◆ Instructions for the task ◆
Return all lines that include the string "chart".

# # # #

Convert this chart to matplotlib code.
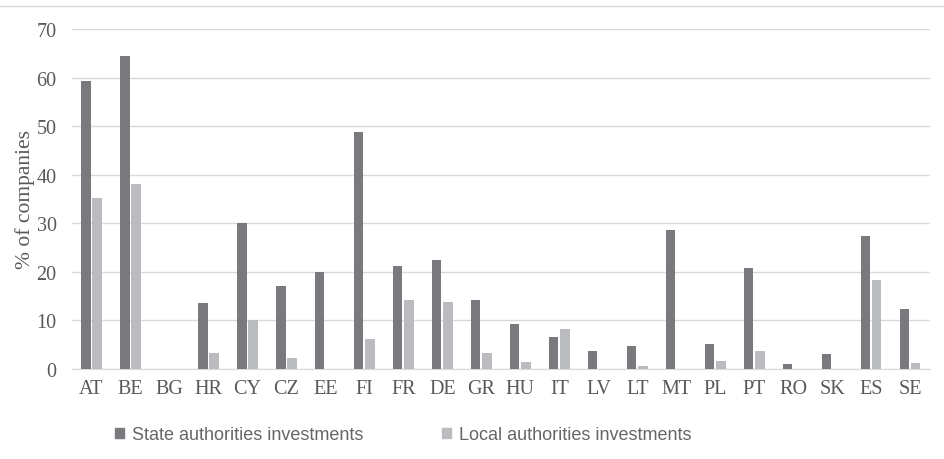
import matplotlib.pyplot as plt
import numpy as np
from matplotlib.patches import Rectangle
from matplotlib.lines import Line2D

countries = ['AT', 'BE', 'BG', 'HR', 'CY', 'CZ', 'EE', 'FI', 'FR', 'DE', 'GR',
             'HU', 'IT', 'LV', 'LT', 'MT', 'PL', 'PT', 'RO', 'SK', 'ES', 'SE']
state_inv = [59.3, 64.5, 0, 13.5, 30.0, 17.0, 20.0, 48.7, 21.1, 22.4, 14.2,
             9.3, 6.5, 3.6, 4.7, 28.6, 5.1, 20.8, 1.0, 3.1, 27.4, 12.4]
local_inv = [35.2, 38.0, 0, 3.3, 10.0, 2.2, 0, 6.1, 14.3, 13.7, 3.3,
             1.5, 8.3, 0, 0.6, 0, 1.6, 3.6, 0, 0, 18.3, 1.3]

dark = '#7a7a7e'
light = '#bbbcbf'
txt = '#595959'

fig = plt.figure(figsize=(9.44, 4.6), dpi=100)
ax = fig.add_axes([0.0763, 0.1957, 0.9087, 0.7391])

x = np.arange(len(countries))
w = 0.235
ax.bar(x - w / 2 - 0.025, state_inv, w, color=dark, zorder=3)
ax.bar(x + w / 2 + 0.025, local_inv, w, color=light, zorder=3)

ax.set_xlim(-0.5, len(countries) - 0.5)
ax.set_ylim(0, 70)
ax.set_yticks(range(0, 71, 10))
ax.set_xticks(x)
ax.set_xticklabels(countries)
ax.grid(axis='y', color='#d9d9d9', linewidth=1, zorder=0)
for s in ['top', 'right', 'left']:
    ax.spines[s].set_visible(False)
ax.spines['bottom'].set_color('#d9d9d9')
ax.tick_params(length=0, colors=txt, labelsize=14.5)
ax.tick_params(axis='x', pad=7)
ax.tick_params(axis='y', pad=11)
for lbl in ax.get_xticklabels() + ax.get_yticklabels():
    lbl.set_fontfamily('Liberation Serif')
ax.set_ylabel('% of companies', fontsize=15.5, color=txt,
              fontfamily='Liberation Serif', labelpad=1)

# legend
handles = [Rectangle((0, 0), 1, 1, color=dark), Rectangle((0, 0), 1, 1, color=light)]
leg = fig.legend(handles, ['State authorities investments', 'Local authorities investments'],
                 loc='center left', bbox_to_anchor=(0.105, 0.053), ncol=2, frameon=False,
                 handlelength=0.5, handleheight=0.5, handletextpad=0.4, columnspacing=4.4,
                 prop={'family': 'Liberation Sans', 'size': 13})
for t in leg.get_texts():
    t.set_color('#666666')

# light border line at top of chart area
fig.add_artist(Line2D([0, 1], [0.985, 0.985], color='#d9d9d9', linewidth=1,
                      transform=fig.transFigure))

fig.savefig('out.png', dpi=100)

# # # #

◆ Exercise output ◆
Convert this chart to matplotlib code.
# light border line at top of chart area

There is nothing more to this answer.